### MATERIAL PROVIDED ###

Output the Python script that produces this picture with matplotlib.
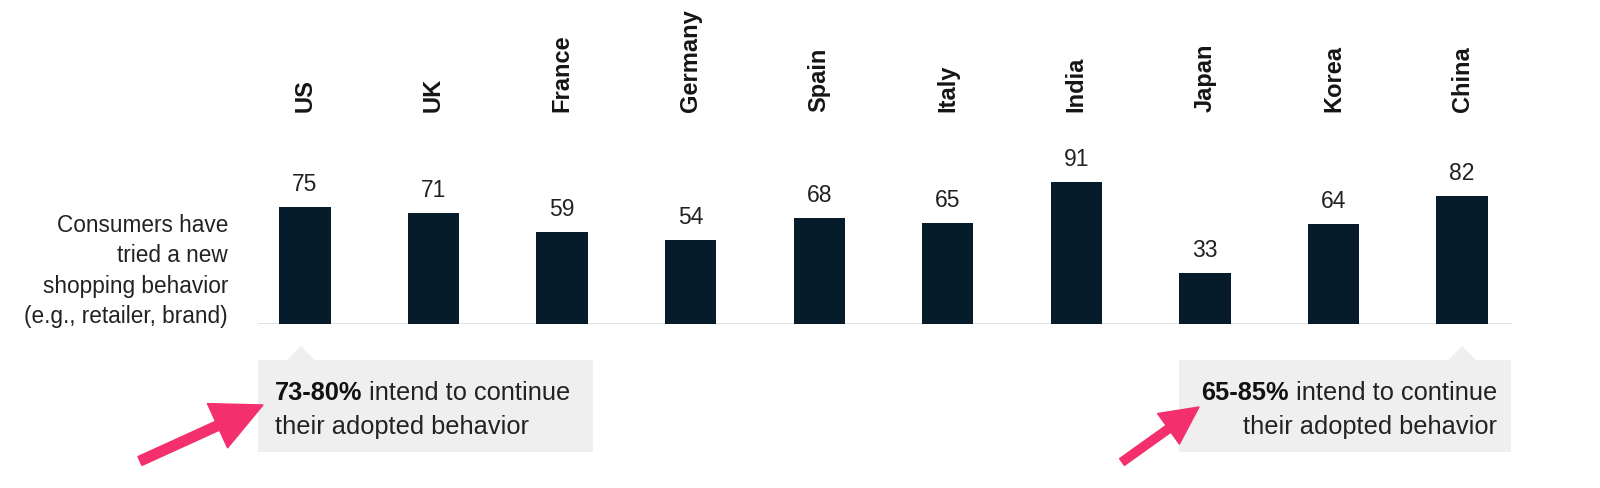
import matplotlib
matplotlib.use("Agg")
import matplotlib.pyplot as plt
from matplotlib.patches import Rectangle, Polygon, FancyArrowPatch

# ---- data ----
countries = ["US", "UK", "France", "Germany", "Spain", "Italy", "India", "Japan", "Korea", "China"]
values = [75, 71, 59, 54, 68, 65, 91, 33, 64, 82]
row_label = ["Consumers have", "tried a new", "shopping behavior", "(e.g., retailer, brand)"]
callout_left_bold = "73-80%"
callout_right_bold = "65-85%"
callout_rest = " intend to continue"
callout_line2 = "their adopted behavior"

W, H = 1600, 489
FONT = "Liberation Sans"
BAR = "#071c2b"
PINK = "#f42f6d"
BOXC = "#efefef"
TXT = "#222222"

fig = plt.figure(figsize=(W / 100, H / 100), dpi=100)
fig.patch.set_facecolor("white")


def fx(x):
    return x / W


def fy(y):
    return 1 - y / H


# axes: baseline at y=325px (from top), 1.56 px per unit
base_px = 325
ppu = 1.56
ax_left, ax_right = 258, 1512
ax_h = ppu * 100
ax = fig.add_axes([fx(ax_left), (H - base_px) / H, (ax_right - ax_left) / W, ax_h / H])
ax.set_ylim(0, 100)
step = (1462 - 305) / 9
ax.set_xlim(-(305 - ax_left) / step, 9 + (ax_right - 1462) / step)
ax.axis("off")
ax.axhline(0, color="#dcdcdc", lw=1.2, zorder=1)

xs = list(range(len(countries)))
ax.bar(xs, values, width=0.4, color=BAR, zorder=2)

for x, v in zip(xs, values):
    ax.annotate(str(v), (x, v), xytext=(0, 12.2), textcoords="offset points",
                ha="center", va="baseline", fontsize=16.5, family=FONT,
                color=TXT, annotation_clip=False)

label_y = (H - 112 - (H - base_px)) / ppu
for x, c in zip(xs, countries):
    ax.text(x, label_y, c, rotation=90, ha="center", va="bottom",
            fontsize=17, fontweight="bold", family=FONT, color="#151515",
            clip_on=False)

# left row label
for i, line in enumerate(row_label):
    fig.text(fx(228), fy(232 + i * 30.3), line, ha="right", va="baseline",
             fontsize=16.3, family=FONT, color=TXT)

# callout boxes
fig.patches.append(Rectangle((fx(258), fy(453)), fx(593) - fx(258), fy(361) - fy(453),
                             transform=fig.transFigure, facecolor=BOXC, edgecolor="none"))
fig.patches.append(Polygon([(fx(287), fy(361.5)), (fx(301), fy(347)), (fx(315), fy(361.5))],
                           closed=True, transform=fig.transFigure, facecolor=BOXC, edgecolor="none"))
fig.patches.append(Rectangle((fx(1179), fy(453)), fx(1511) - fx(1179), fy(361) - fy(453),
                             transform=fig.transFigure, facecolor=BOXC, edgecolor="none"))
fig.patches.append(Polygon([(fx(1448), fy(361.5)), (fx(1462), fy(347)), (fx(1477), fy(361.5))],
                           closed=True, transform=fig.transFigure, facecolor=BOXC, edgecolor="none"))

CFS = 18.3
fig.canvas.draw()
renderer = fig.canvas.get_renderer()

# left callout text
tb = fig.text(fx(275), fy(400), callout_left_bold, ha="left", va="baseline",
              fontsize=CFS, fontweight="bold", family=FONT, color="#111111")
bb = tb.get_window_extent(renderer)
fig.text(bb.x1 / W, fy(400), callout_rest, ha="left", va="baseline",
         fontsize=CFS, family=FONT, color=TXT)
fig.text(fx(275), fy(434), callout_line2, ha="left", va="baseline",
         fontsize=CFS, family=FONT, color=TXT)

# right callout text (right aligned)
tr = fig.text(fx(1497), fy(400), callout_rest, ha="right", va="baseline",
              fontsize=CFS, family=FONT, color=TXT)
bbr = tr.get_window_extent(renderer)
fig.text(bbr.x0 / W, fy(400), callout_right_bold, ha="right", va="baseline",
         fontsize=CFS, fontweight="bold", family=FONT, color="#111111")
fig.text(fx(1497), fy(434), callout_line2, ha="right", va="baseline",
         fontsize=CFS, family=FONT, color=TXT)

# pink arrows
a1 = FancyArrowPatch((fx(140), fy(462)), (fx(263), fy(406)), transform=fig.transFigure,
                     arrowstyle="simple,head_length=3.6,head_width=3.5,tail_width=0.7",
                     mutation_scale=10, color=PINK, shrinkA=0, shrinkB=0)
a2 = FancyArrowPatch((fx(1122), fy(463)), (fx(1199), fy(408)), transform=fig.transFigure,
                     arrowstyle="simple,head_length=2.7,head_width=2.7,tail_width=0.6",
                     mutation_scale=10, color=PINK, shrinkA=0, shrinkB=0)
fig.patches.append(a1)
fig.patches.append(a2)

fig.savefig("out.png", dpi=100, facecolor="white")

###

YOUR GOAL: Extract the lines exactly, please: the first line of the listing, the line with "ax.bar(xs, values, width=0.4, color=BAR, zorder=2)", and every line between them, but no pictures.

SOLUTION TO THIS EXERCISE:
Output the Python script that produces this picture with matplotlib.
import matplotlib
matplotlib.use("Agg")
import matplotlib.pyplot as plt
from matplotlib.patches import Rectangle, Polygon, FancyArrowPatch

# ---- data ----
countries = ["US", "UK", "France", "Germany", "Spain", "Italy", "India", "Japan", "Korea", "China"]
values = [75, 71, 59, 54, 68, 65, 91, 33, 64, 82]
row_label = ["Consumers have", "tried a new", "shopping behavior", "(e.g., retailer, brand)"]
callout_left_bold = "73-80%"
callout_right_bold = "65-85%"
callout_rest = " intend to continue"
callout_line2 = "their adopted behavior"

W, H = 1600, 489
FONT = "Liberation Sans"
BAR = "#071c2b"
PINK = "#f42f6d"
BOXC = "#efefef"
TXT = "#222222"

fig = plt.figure(figsize=(W / 100, H / 100), dpi=100)
fig.patch.set_facecolor("white")


def fx(x):
    return x / W


def fy(y):
    return 1 - y / H


# axes: baseline at y=325px (from top), 1.56 px per unit
base_px = 325
ppu = 1.56
ax_left, ax_right = 258, 1512
ax_h = ppu * 100
ax = fig.add_axes([fx(ax_left), (H - base_px) / H, (ax_right - ax_left) / W, ax_h / H])
ax.set_ylim(0, 100)
step = (1462 - 305) / 9
ax.set_xlim(-(305 - ax_left) / step, 9 + (ax_right - 1462) / step)
ax.axis("off")
ax.axhline(0, color="#dcdcdc", lw=1.2, zorder=1)

xs = list(range(len(countries)))
ax.bar(xs, values, width=0.4, color=BAR, zorder=2)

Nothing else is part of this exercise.